Настоящий смысл «кризиса науки» раскрыл в ту пору Владимир Ильич Ленин. В своей гениальной книге «Материализм и эмпириокритицизм» он поднял знамя войны против зарвавшихся ходатаев человеческого бессилия.
Нет, то был не кризис. То был великий перелом в развитии человеческого знания, перелом, ознаменовавший поражение примитивных, механических воззрений и торжество самого передового философского учения —диалектического материализма.
В течение столетий наука занималась объяснением сравнительно простых явлений — тех, с которыми человек встречался на каждом шагу и мог наблюдать во всех подробностях, со всех сторон. Движение тел, доступных осязанию, измерению, взвешиванию, притяжение их Землей, тепловые процессы в печах и паровых котлах, волны на воде и в воздухе — для этого удавалось отыскивать разумные, не слишком трудные и логически стройные объяснения.

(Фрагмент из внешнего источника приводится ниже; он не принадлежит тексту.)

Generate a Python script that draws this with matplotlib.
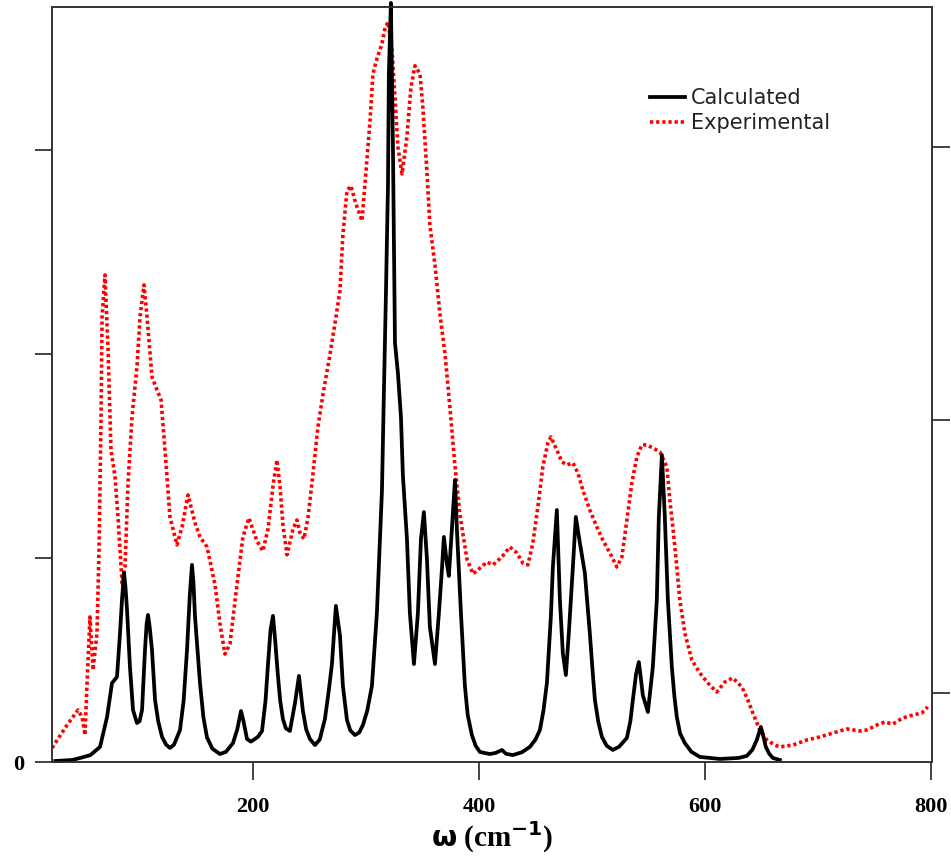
import numpy as np
import matplotlib
matplotlib.use("Agg")
import matplotlib.pyplot as plt

# Calculated spectrum (black)
calc_w = [25, 40, 47, 56, 64.5, 70.7, 75.1, 79.5, 82.2, 84.0, 85.7, 87.0, 88.4,
          91.0, 93.7, 97.2, 99.5, 101.7, 104.3, 105.8, 107.0, 108.5, 110.5,
          113.2, 116.0, 119.4, 123.0, 126.4, 130.0, 135.3, 138.5, 141.5, 144.0,
          145.9, 147.2, 148.6, 153.0, 156.0, 159.2, 164.0, 170.7, 176.0, 182.2,
          186.0, 189.3, 191.5, 194.6, 198.0, 201.7, 204.5, 207.9, 211.0, 213.2,
          215.5, 217.6, 219.5, 222.0, 224.0, 226.4, 229.0, 232.6, 237.1, 240.6,
          244.1, 247.0, 250.3, 254.8, 259.0, 263.6, 267.0, 269.8, 273.3, 276.9,
          279.5, 283.1, 286.0, 290.2, 294.0, 297.2, 301.0, 305.2, 309.6, 314.1,
          315.8, 317.6, 319.4, 320.2, 322.0, 323.8, 324.7, 325.6, 328.2, 330.9,
          332.6, 336.2, 338.8, 342.4, 345.9, 348.6, 351.2, 353.9, 356.5, 361.0,
          364.5, 367.2, 368.9, 371.6, 373.3, 376.0, 378.7, 380.4, 384.0, 387.5,
          390.0, 393.7, 397.0, 400.8, 409.6, 415.0, 420.3, 424.0, 430.0, 438.0,
          445.0, 450.0, 453.9, 457.0, 460.1, 463.6, 465.4, 468.9, 471.6, 474.2,
          476.9, 479.5, 483.1, 485.7, 489.3, 493.7, 498.1, 500.5, 502.6, 505.5,
          508.8, 513.0, 518.5, 524.0, 530.9, 534.0, 536.2, 539.0, 541.5, 543.5,
          545.0, 549.5, 553.9, 557.4, 559.2, 561.9, 564.5, 567.2, 570.7, 573.0,
          575.1, 578.0, 582.2, 588.0, 595.5, 613.2, 630.0, 637.1, 642.0, 645.9,
          649.5, 652.0, 653.9, 657.0, 660.1, 666.3]
calc_i = [0.005, 0.01, 0.02, 0.034, 0.074, 0.22, 0.387, 0.417, 0.632, 0.80,
          0.926, 0.86, 0.745, 0.466, 0.255, 0.191, 0.2, 0.255, 0.549, 0.68,
          0.721, 0.66, 0.549, 0.304, 0.2, 0.123, 0.085, 0.069, 0.085, 0.157,
          0.3, 0.549, 0.82, 0.966, 0.88, 0.711, 0.387, 0.22, 0.12, 0.065,
          0.039, 0.05, 0.093, 0.16, 0.25, 0.2, 0.113, 0.1, 0.113, 0.125,
          0.152, 0.3, 0.48, 0.65, 0.716, 0.6, 0.422, 0.3, 0.211, 0.165,
          0.152, 0.289, 0.422, 0.25, 0.16, 0.113, 0.083, 0.11, 0.211, 0.35,
          0.48, 0.765, 0.62, 0.373, 0.206, 0.155, 0.132, 0.145, 0.181, 0.25,
          0.373, 0.73, 1.333, 1.814, 2.294, 2.824, 3.373, 3.72, 3.015, 2.534,
          2.054, 1.907, 1.691, 1.407, 1.093, 0.73, 0.48, 0.73, 1.093, 1.225,
          0.995, 0.662, 0.48, 0.73, 0.946, 1.103, 0.971, 0.912, 1.142, 1.382,
          1.142, 0.73, 0.373, 0.23, 0.132, 0.08, 0.049, 0.039, 0.045, 0.059,
          0.04, 0.034, 0.048, 0.074, 0.11, 0.157, 0.25, 0.387, 0.711, 0.956,
          1.235, 0.794, 0.534, 0.426, 0.632, 0.956, 1.201, 1.074, 0.926, 0.632,
          0.45, 0.304, 0.2, 0.123, 0.08, 0.059, 0.075, 0.118, 0.2, 0.304,
          0.43, 0.49, 0.4, 0.328, 0.245, 0.466, 0.794, 1.201, 1.505, 1.201,
          0.794, 0.466, 0.32, 0.221, 0.14, 0.093, 0.05, 0.025, 0.015, 0.02,
          0.03, 0.06, 0.108, 0.172, 0.12, 0.074, 0.04, 0.02, 0.01]

# Experimental spectrum (red dotted)
exp_w = [22.0, 35.3, 45.0, 48.6, 51.2, 53.0, 55.6, 58.3, 61.8, 63.6, 65.4, 66.3,
         68.9, 71.6, 74.2, 77.8, 80.4, 84.0, 86.6, 89.3, 92.8, 97.2, 99.9, 103.4,
         106.1, 110.5, 114.9, 118.5, 122.0, 126.4, 132.6, 137.1, 142.4, 148.6,
         153.0, 159.2, 166.3, 170.7, 175.1, 179.5, 185.7, 191.0, 196.3, 203.4,
         208.7, 213.2, 217.6, 221.1, 223.8, 226.4, 230.0, 235.3, 238.8, 241.5,
         245.0, 248.6, 253.0, 257.4, 261.8, 268.0, 272.5, 276.9, 279.5, 283.1,
         286.6, 290.2, 296.4, 299.9, 303.4, 306.1, 309.6, 314.1, 316.7, 319.4,
         322.9, 325.6, 328.2, 331.8, 336.2, 339.7, 343.3, 347.7, 350.3, 353.9,
         356.5, 361.0, 365.4, 369.8, 374.2, 378.7, 383.1, 389.3, 394.6, 400.8,
         407.0, 412.3, 420.3, 427.3, 433.5, 438.8, 443.3, 447.7, 452.1, 456.5,
         461.0, 463.6, 468.9, 473.4, 477.8, 483.1, 487.5, 491.9, 498.1, 504.3,
         509.6, 515.8, 522.0, 526.5, 530.9, 535.3, 539.7, 544.2, 548.6, 553.9,
         560.1, 566.3, 568.9, 571.6, 575.1, 577.8, 582.2, 588.4, 595.5, 602.6,
         610.5, 617.6, 624.7, 632.7, 638.0, 642.4, 648.6, 654.8, 661.9, 666.3,
         677.8, 690.2, 701.7, 713.2, 725.6, 737.1, 743.3, 752.1, 759.2, 766.3,
         775.1, 784.0, 791.9, 797.3]
exp_i = [0.069, 0.181, 0.255, 0.221, 0.132, 0.387, 0.711, 0.451, 0.632, 1.039,
         1.691, 2.181, 2.387, 2.02, 1.529, 1.397, 1.201, 0.877, 0.956, 1.368,
         1.691, 1.936, 2.181, 2.338, 2.181, 1.887, 1.824, 1.775, 1.529, 1.201,
         1.064, 1.152, 1.309, 1.172, 1.103, 1.054, 0.868, 0.676, 0.529, 0.578,
         0.868, 1.103, 1.196, 1.083, 1.034, 1.142, 1.353, 1.48, 1.353, 1.162,
         1.015, 1.142, 1.186, 1.123, 1.093, 1.196, 1.412, 1.642, 1.799, 1.995,
         2.15, 2.31, 2.583, 2.799, 2.824, 2.75, 2.652, 2.892, 3.132, 3.373,
         3.446, 3.52, 3.593, 3.627, 3.495, 3.255, 3.015, 2.882, 3.064, 3.304,
         3.412, 3.373, 3.206, 2.892, 2.632, 2.436, 2.196, 2.005, 1.74, 1.451,
         1.211, 0.995, 0.922, 0.95, 0.98, 0.966, 1.005, 1.054, 1.025, 0.975,
         0.966, 1.074, 1.25, 1.446, 1.564, 1.593, 1.529, 1.471, 1.456, 1.466,
         1.417, 1.333, 1.235, 1.152, 1.088, 1.025, 0.956, 1.005, 1.186, 1.368,
         1.495, 1.554, 1.554, 1.539, 1.52, 1.446, 1.284, 1.152, 0.956, 0.794,
         0.632, 0.5, 0.436, 0.387, 0.343, 0.392, 0.412, 0.368, 0.304, 0.24,
         0.157, 0.108, 0.083, 0.074, 0.083, 0.108, 0.123, 0.142, 0.162, 0.152,
         0.157, 0.181, 0.196, 0.186, 0.216, 0.23, 0.24, 0.27]

x_ticks = [200, 400, 600, 800]
left_ticks = [0, 1, 2, 3]
right_ticks = [0.338, 1.676, 3.015]

fig = plt.figure(figsize=(9.51, 8.56), dpi=100)
ax = fig.add_axes([0.0547, 0.1098, 0.9253, 0.8820])

ax.plot(exp_w, exp_i, color="red", lw=2.6, dashes=(0.9, 0.8),
        dash_capstyle="butt", label="Experimental", zorder=2)
ax.plot(calc_w, calc_i, color="black", lw=2.7, label="Calculated",
        clip_on=False, zorder=3)

ax.set_xlim(22, 801)
ax.set_ylim(0, 3.70)

ax.set_xticks(x_ticks)
ax.set_xticklabels([str(t) for t in x_ticks])
ax.set_yticks(left_ticks)
ax.set_yticklabels(["0", "", "", ""])
ax.tick_params(axis="x", direction="out", length=13, width=1.2, pad=12,
               colors="#222222")
ax.tick_params(axis="y", direction="out", length=12, width=1.2, pad=8,
               colors="#222222")
for lab in ax.get_xticklabels() + ax.get_yticklabels():
    lab.set_fontfamily("Liberation Serif")
    lab.set_fontweight("bold")
    lab.set_fontsize(16)
    lab.set_color("black")

ax2 = ax.twinx()
ax2.set_ylim(ax.get_ylim())
ax2.set_yticks(right_ticks)
ax2.set_yticklabels([])
ax2.tick_params(axis="y", direction="out", length=13, width=1.2, colors="#222222")

for a in (ax, ax2):
    for s in a.spines.values():
        s.set_color("#333333")
        s.set_linewidth(1.2)

ax.set_xlabel(r"$\mathbf{\omega}$ (cm$^{\mathbf{-1}}$)", fontfamily="Liberation Serif",
              fontweight="bold", fontsize=21, labelpad=2)

handles, labels = ax.get_legend_handles_labels()
leg = ax.legend(handles[::-1], labels[::-1], loc="upper left",
                bbox_to_anchor=(0.6795, 0.893), frameon=False, fontsize=15,
                handlelength=1.7, handletextpad=0.25, labelspacing=0.25,
                borderpad=0, borderaxespad=0)
for t in leg.get_texts():
    t.set_fontfamily("DejaVu Sans")
    t.set_color("#222222")

fig.savefig("out.png", dpi=100, facecolor="white")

Классическая физика, которую вы главным образом изучаете в школе, бесспорно, была правильной наукой. В нее не проникли какие-то просчеты, ошибки. Недаром она каждый день подтверждалась практикой и оплодотворяла технический прогресс.
Но кто сказал, что она должна быть универсальной?
По какой причине свет обязан во всем походить на звук, а атомы — на бильярдные шарики? Почему Солнце, огромное, пышущее неведомым на Земле жаром, должно пылать, словно вязанка дров или разогреваться подобно наковальне под ударами молота?
Нет, вся природа не обязана подчиняться законам, которые человек обосновал для отдельных, частных ее явлений. В разных условиях, в разных масштабах физические закономерности неодинаковы. Попробуйте натянуть человеческие туфли на медвежьи лапы или обуть в сапоги муху. Не выйдет. И ученые терпели неудачи, пока применяли обыденные мерки к атому и к Солнцу.